%%

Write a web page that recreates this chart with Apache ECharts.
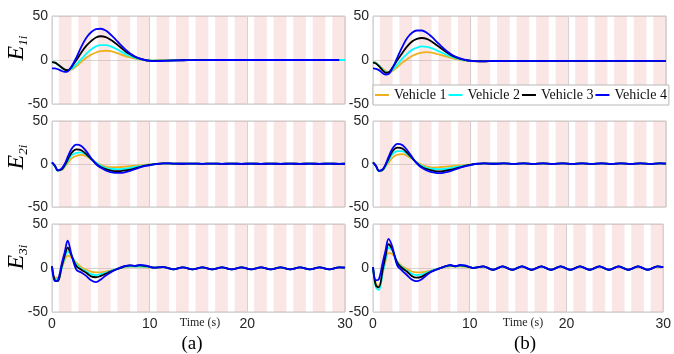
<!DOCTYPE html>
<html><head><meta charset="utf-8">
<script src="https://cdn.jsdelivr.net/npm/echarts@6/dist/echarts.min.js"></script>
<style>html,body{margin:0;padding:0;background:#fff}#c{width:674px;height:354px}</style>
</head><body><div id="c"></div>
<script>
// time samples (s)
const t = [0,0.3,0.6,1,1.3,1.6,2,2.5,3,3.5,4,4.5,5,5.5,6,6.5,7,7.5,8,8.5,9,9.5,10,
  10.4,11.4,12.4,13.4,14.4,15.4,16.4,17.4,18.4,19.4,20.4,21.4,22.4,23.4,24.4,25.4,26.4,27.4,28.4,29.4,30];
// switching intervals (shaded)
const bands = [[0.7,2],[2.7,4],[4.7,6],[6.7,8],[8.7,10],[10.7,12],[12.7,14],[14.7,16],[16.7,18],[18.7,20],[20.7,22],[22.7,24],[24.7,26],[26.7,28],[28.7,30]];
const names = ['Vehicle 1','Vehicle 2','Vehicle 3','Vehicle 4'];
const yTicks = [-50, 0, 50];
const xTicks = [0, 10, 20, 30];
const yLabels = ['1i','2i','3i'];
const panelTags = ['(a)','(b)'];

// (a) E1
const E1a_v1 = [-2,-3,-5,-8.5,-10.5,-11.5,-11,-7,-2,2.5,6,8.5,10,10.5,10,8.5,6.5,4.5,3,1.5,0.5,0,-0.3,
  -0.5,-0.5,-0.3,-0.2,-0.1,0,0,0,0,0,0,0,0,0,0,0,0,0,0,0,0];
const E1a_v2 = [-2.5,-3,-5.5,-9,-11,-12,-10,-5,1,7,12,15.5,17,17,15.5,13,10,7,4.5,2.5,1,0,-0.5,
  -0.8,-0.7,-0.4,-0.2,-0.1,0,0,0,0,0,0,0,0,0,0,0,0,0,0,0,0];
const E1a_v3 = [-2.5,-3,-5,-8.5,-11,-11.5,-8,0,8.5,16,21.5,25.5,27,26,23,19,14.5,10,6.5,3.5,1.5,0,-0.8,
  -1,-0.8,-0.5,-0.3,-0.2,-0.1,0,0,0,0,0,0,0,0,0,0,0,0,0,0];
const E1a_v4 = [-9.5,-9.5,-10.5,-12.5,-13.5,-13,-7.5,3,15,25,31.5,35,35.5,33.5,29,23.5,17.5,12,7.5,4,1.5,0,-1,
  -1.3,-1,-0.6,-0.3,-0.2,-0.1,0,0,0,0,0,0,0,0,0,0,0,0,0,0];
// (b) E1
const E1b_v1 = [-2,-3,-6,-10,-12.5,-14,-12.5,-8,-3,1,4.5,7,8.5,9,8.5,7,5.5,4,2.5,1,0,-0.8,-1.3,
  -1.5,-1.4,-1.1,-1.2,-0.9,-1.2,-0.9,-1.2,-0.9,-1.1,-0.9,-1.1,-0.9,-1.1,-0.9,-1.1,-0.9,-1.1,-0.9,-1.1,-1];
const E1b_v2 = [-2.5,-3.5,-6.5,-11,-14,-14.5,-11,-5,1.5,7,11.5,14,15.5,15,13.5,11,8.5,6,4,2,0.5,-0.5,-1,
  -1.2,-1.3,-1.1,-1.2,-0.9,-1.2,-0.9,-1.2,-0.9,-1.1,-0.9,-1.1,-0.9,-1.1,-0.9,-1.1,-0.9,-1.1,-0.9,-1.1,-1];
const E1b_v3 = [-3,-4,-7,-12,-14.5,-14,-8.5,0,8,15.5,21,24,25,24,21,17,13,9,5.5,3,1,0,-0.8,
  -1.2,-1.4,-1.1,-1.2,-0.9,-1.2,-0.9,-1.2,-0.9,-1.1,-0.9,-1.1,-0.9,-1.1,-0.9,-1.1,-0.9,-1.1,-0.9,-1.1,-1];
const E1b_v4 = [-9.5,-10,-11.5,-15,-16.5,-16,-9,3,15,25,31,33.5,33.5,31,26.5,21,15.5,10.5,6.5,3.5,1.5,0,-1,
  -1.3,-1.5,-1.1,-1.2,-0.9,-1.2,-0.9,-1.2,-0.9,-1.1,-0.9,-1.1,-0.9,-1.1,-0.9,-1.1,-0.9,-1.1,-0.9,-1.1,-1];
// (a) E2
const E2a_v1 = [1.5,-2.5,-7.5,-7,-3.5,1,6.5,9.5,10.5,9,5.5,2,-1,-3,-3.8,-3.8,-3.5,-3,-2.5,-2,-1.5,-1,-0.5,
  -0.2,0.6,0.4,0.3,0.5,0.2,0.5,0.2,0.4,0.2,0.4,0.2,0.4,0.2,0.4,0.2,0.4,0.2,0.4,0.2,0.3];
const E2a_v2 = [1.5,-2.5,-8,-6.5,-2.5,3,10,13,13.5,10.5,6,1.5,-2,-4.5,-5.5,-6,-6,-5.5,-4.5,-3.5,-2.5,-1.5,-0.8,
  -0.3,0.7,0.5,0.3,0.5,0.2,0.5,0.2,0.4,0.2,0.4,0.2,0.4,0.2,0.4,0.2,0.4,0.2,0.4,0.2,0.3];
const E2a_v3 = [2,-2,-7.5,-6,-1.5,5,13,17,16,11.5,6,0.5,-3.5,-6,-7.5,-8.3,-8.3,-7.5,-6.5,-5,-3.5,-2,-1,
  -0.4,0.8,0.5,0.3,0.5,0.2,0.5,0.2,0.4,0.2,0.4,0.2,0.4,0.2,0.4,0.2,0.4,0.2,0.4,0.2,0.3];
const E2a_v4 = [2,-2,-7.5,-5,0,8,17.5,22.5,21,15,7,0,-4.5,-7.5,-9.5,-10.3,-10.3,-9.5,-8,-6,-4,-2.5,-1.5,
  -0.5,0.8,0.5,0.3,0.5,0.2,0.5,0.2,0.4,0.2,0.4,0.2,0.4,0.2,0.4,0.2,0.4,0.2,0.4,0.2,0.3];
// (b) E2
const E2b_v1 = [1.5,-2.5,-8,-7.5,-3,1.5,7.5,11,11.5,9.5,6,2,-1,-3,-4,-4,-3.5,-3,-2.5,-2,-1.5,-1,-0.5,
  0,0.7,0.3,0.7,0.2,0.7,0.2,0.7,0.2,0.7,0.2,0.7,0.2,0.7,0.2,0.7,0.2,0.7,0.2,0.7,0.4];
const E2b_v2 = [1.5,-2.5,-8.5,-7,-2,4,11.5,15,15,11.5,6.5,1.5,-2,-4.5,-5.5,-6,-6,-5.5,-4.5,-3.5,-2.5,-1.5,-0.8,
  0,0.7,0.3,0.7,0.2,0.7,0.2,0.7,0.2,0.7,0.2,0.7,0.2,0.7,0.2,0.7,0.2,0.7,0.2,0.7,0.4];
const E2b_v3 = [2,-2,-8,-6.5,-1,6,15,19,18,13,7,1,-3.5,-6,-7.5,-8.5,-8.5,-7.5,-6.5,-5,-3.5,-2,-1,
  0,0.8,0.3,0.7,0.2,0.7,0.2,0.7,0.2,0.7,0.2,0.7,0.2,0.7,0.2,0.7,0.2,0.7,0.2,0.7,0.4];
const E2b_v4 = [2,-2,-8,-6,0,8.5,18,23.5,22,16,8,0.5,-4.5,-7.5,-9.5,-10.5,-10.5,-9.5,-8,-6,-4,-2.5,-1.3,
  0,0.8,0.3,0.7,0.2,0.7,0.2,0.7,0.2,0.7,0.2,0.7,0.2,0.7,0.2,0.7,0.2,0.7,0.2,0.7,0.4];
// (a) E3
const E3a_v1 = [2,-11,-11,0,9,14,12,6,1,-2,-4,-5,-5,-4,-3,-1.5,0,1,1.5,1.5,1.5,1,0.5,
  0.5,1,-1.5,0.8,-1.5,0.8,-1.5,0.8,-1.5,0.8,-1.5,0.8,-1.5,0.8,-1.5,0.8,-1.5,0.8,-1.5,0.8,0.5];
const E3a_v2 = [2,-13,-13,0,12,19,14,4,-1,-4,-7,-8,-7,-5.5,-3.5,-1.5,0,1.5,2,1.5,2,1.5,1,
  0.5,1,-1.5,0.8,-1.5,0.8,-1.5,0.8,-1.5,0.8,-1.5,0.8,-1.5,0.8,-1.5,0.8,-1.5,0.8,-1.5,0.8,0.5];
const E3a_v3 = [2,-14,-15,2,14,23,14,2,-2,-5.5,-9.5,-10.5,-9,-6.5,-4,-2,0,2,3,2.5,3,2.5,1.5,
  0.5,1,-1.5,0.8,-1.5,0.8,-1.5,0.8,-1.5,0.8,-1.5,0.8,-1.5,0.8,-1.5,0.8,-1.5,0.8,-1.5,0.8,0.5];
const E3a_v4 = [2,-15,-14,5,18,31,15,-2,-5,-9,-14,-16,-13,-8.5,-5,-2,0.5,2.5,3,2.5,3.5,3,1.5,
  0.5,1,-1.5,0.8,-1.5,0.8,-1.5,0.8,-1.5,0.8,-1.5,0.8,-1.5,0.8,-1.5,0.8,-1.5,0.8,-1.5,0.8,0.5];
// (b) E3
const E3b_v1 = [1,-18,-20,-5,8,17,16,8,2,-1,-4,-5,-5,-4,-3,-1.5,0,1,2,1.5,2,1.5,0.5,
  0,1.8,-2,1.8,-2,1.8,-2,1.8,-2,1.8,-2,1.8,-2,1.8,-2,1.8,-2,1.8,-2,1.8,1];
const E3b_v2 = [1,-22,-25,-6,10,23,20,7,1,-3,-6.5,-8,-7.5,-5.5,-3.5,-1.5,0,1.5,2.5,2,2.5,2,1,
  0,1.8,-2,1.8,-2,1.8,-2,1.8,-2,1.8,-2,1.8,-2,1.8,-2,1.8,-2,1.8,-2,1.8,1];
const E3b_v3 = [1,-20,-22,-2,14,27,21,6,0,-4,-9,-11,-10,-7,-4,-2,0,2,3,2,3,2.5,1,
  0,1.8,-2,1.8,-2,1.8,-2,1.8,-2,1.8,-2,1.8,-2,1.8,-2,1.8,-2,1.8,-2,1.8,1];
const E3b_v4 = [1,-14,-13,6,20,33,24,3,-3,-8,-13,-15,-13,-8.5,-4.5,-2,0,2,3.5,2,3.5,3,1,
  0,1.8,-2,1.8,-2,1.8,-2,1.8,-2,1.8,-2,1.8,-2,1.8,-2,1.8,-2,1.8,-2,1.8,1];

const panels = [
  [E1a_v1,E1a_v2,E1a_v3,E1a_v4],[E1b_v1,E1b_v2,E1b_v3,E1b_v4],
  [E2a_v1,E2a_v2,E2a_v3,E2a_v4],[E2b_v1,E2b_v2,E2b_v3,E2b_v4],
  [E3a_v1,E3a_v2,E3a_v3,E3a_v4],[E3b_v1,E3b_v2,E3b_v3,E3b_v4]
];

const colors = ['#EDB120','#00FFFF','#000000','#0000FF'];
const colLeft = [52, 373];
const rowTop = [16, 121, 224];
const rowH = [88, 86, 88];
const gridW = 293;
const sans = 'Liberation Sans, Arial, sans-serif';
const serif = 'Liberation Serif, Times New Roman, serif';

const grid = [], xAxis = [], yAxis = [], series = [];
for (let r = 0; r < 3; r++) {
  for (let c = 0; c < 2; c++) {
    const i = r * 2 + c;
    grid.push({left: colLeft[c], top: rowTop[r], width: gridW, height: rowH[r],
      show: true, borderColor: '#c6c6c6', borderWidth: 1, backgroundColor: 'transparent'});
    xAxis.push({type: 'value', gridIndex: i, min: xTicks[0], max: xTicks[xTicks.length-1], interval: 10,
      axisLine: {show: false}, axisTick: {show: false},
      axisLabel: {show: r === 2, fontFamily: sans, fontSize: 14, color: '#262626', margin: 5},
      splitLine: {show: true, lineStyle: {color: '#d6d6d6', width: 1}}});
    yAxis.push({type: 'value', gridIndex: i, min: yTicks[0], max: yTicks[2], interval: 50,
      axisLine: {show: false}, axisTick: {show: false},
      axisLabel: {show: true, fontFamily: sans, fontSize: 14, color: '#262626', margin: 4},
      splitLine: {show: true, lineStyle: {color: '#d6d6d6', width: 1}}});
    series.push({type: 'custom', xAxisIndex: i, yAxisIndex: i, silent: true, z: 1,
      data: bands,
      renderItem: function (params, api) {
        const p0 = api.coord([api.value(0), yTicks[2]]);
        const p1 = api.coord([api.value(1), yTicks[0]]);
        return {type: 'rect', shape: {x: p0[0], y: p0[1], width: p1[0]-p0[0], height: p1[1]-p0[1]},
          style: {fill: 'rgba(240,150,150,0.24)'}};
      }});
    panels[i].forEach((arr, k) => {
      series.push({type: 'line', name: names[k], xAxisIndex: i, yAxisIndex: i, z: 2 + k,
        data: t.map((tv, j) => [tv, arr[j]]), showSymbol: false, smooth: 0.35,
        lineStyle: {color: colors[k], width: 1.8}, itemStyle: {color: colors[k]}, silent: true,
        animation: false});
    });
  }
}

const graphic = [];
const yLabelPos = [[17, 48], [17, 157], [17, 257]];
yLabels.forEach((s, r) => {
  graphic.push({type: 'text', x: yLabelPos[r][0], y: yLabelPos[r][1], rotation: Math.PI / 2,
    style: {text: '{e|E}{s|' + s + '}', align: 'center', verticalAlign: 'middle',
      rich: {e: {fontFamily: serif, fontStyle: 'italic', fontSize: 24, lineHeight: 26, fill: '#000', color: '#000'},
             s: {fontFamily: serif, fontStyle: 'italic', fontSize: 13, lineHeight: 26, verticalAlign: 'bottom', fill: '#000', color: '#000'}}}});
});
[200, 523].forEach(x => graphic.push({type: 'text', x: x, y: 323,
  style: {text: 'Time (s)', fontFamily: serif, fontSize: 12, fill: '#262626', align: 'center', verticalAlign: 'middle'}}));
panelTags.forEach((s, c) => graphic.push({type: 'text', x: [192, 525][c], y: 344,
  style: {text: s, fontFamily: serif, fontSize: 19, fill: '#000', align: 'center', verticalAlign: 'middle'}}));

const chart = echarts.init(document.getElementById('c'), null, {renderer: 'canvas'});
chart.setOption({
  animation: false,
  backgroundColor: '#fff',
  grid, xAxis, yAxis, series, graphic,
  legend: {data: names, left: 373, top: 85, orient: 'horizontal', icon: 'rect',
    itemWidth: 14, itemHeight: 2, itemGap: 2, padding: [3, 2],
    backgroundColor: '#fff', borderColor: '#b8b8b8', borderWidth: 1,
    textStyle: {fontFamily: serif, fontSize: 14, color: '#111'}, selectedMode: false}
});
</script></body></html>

%%

_INSTRUCTIONS FOR THE TASK_: Restate the data word for word from its first line through the line with "const panelTags = ['(a)','(b)'];", leaving out any picture along the way.

_EXERCISE SOLUTION_:
Write a web page that recreates this chart with Apache ECharts.
<!DOCTYPE html>
<html><head><meta charset="utf-8">
<script src="https://cdn.jsdelivr.net/npm/echarts@6/dist/echarts.min.js"></script>
<style>html,body{margin:0;padding:0;background:#fff}#c{width:674px;height:354px}</style>
</head><body><div id="c"></div>
<script>
// time samples (s)
const t = [0,0.3,0.6,1,1.3,1.6,2,2.5,3,3.5,4,4.5,5,5.5,6,6.5,7,7.5,8,8.5,9,9.5,10,
  10.4,11.4,12.4,13.4,14.4,15.4,16.4,17.4,18.4,19.4,20.4,21.4,22.4,23.4,24.4,25.4,26.4,27.4,28.4,29.4,30];
// switching intervals (shaded)
const bands = [[0.7,2],[2.7,4],[4.7,6],[6.7,8],[8.7,10],[10.7,12],[12.7,14],[14.7,16],[16.7,18],[18.7,20],[20.7,22],[22.7,24],[24.7,26],[26.7,28],[28.7,30]];
const names = ['Vehicle 1','Vehicle 2','Vehicle 3','Vehicle 4'];
const yTicks = [-50, 0, 50];
const xTicks = [0, 10, 20, 30];
const yLabels = ['1i','2i','3i'];
const panelTags = ['(a)','(b)'];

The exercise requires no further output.